Lou is a sadistic killer and a sadistic lover.  It’s plain to see the sexual element in his taking his belt to Joyce Lakeland after she’s got violent with, and stimulated, him on their first meeting.  It seems we’re meant to believe that Ford has been able to keep the killer inside him for a couple of decades before this provoking moment – even though his murderous violence seems to be an extension of the sexual sadism.  The plot synopsis of the book on Wikipedia explains that Lou finally ‘reveals to the reader the full nature of the inner demons that drive his criminal behavior’.   In this adaptation we soon see demonstrations of that behaviour but we never get much of an explanation of it and the graphic nature of the violence tells us very little more about Lou.  After he’s killed Joyce, he seems briefly to try to make himself feel remorse – he’s had an education, he knows that’s what he should feel – and to fail.  His mind flashes back to what he did as a child to another child and he returns to the present with a shudder; but again he seems startled by not feeling too much about it.  In these moments Casey Affleck is very convincing:  he goes beyond the trademark cold-eyed detachment of a screen psychopathic criminal.   I wasn’t completely clear, however, what the boy Lou did to a little girl:  did he murder as well as assault her?  (Whatever he did, it was his older stepbrother who took the rap.)  It’s not just the realistic, protracted violence against women that’s hard to justify in The Killer Inside Me.  The display of naked female flesh seems voyeuristic – we certainly don’t always see it from the protagonist’s point of view.  As a result, the implication that the women enjoy, up to a point, the sexual rough treatment meted out to them by Lou made me all the more uncomfortable.  Presenting flagellation as a kind of vigorous foreplay seems worse when the voyeurism elsewhere in the film suggests that you’re witnessing a sexual fantasy which isn’t just Lou Ford’s.

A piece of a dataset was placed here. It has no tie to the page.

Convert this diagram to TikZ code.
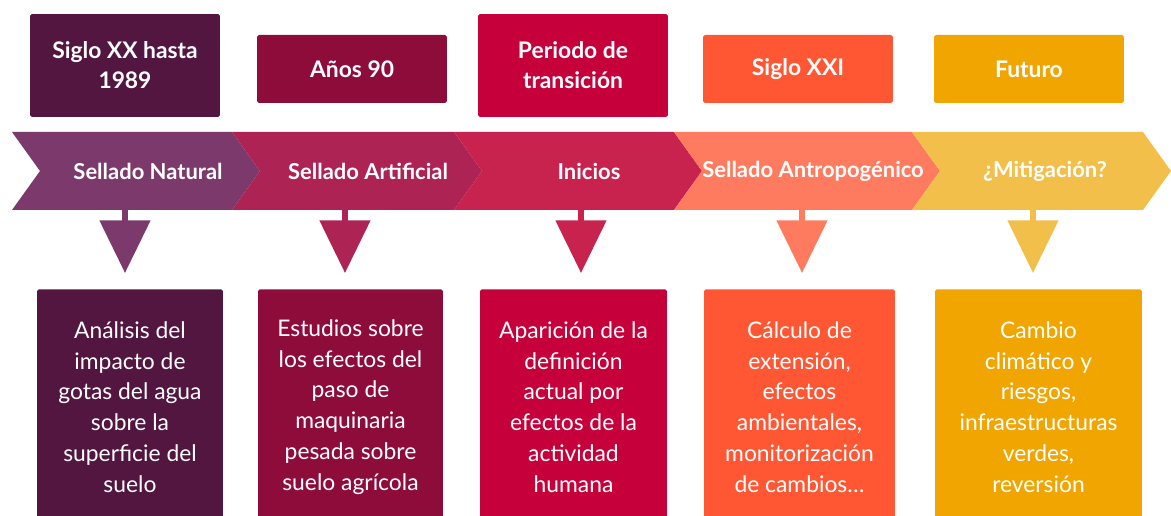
\documentclass[tikz,border=0pt]{standalone}
\usepackage{fontspec}
\setmainfont{Lato}
\usepackage{xcolor}
\usetikzlibrary{arrows.meta}
\definecolor{darkA}{HTML}{521641}
\definecolor{darkB}{HTML}{8E0C3A}
\definecolor{darkC}{HTML}{C5003A}
\definecolor{darkD}{HTML}{FF5733}
\definecolor{darkE}{HTML}{F0A500}
\definecolor{lightA}{HTML}{7B3A6B}
\definecolor{lightB}{HTML}{AD2354}
\definecolor{lightC}{HTML}{C8234F}
\definecolor{lightD}{HTML}{FF7B5F}
\definecolor{lightE}{HTML}{F2BF4B}
\tikzset{
    period/.style={rectangle, rounded corners=1pt, text=white, align=center, inner sep=0pt, minimum width=3.8cm, minimum height=1.36cm, font=\bfseries\fontsize{13}{17}\selectfont},
    longperiod/.style={period, minimum height=2.06cm},
    stage/.style={rectangle, text=white, inner sep=0pt, minimum height=1.56cm, font=\bfseries\fontsize{12.5}{15}\selectfont},
    detail/.style={rectangle, rounded corners=1pt, anchor=north, text=white, align=center, inner sep=0pt, minimum height=4.7cm, font=\fontsize{13}{17.5}\selectfont},
    pointer/.style={line width=3.4pt, -{Triangle[length=30pt, width=28.3pt]}},
}

\begin{document}
\begin{tikzpicture}[x=0.02cm, y=-0.02cm]
\useasboundingbox (0,0) rectangle (1171,516);

% Period boxes
\node[longperiod, fill=darkA] (siglo20) at (125, 65.5) {Siglo XX hasta\\1989};
\node[period, fill=darkB] (anos90) at (352, 69) {Años 90};
\node[longperiod, fill=darkC] (transicion) at (573, 65.5) {Periodo de\\transición};
\node[period, fill=darkD] (siglo21) at (798, 69) {Siglo XXI};
\node[period, fill=darkE] (futuro) at (1029, 69) {Futuro};

% Band of chevrons
\fill[lightA] (12,132) -- (232,132) -- (260,171) -- (232,210) -- (12,210) -- (40,171) -- cycle;
\fill[lightB] (232,132) -- (454,132) -- (482,171) -- (454,210) -- (232,210) -- (260,171) -- cycle;
\fill[lightC] (454,132) -- (674,132) -- (702,171) -- (674,210) -- (454,210) -- (482,171) -- cycle;
\fill[lightD] (674,132) -- (912,132) -- (940,171) -- (912,210) -- (674,210) -- (702,171) -- cycle;
\fill[lightE] (912,132) -- (1143,132) -- (1171,171) -- (1143,210) -- (912,210) -- (940,171) -- cycle;

\node[stage] (natural) at (148, 171) {Sellado Natural};
\node[stage] (artificial) at (368, 171) {Sellado Artificial};
\node[stage] (inicios) at (589, 171) {Inicios};
\node[stage] (antropo) at (813, 171) {Sellado Antropogénico};
\node[stage] (mitigacion) at (1045, 171) {¿Mitigación?};

% Pointers
\coordinate (tipA) at (125, 273);
\coordinate (tipB) at (345, 273);
\coordinate (tipC) at (581, 273);
\coordinate (tipD) at (802, 273);
\coordinate (tipE) at (1033, 273);
\draw[pointer, lightA] (natural.south -| tipA) -- (tipA);
\draw[pointer, lightB] (artificial.south -| tipB) -- (tipB);
\draw[pointer, lightC] (inicios.south -| tipC) -- (tipC);
\draw[pointer, lightD] (antropo.south -| tipD) -- (tipD);
\draw[pointer, lightE] (mitigacion.south -| tipE) -- (tipE);

% Detail boxes
\node[detail, fill=darkA, minimum width=3.72cm] (impacto) at (130, 289) {Análisis del\\impacto de\\gotas del agua\\sobre la\\superficie del\\suelo};
\node[detail, fill=darkB, minimum width=3.7cm] (maquinaria) at (350.5, 289) {Estudios sobre\\los efectos del\\paso de\\maquinaria\\pesada sobre\\suelo agrícola};
\node[detail, fill=darkC, minimum width=3.74cm] (definicion) at (573.5, 289) {Aparición de la\\definición\\actual por\\efectos de la\\actividad\\humana};
\node[detail, fill=darkD, minimum width=3.82cm] (calculo) at (799.5, 289) {Cálculo de\\extensión,\\efectos\\ambientales,\\monitorización\\de cambios\dots};
\node[detail, fill=darkE, minimum width=4.14cm] (cambio) at (1038.5, 289) {Cambio\\climático y\\riesgos,\\infraestructuras\\verdes,\\reversión};

\end{tikzpicture}
\end{document}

The Killer Inside Me is well acted throughout.   The casting of Jessica Alba as the prostitute and Kate Hudson as the respectable girlfriend is effective not least because Hudson has a lewder quality.   In smaller roles, Ned Beatty, Simon Baker, Bill Pullman and Elias Koteas (especially) are all excellent.   Brent Briscoe is a bum-nemesis whose hand Ford burns and who returns to haunt him:  Briscoe overdoes it in the blackmailing scene but his later panic is very good.  A bug-eyed, hare-lipped lawman played by Matthew Maher is a more familiar Texan grotesque – although it works well that his looks are deceptive.  Winterbottom seems to me to have realised the locale fully and naturally (it’ll be interesting to see what American critics think about that) but the music he’s chosen, although it’s various, is consistently obvious – in the conventional, menacing score for the film by Melissa Parmenter, in ‘Fever’ played over the opening titles (designed to lead you to expect something more playfully noir than what you get), in the double helping of irony supplied by more lightweight pop songs of the period and emotionally soaring snatches of opera.  This wasn’t the best week to see a film called The Killer Inside Me (I booked my ticket on Wednesday morning, shortly before the news of the Derrick Bird rampage in Cumbria) but I think I would have found this movie unpleasantly unsatisfying anyway.   Because no film made in Hollywood before the late sixties could have contained much violence, a screen adaptation in the era in which the book first appeared may well have been more interesting than Michael Winterbottom’s.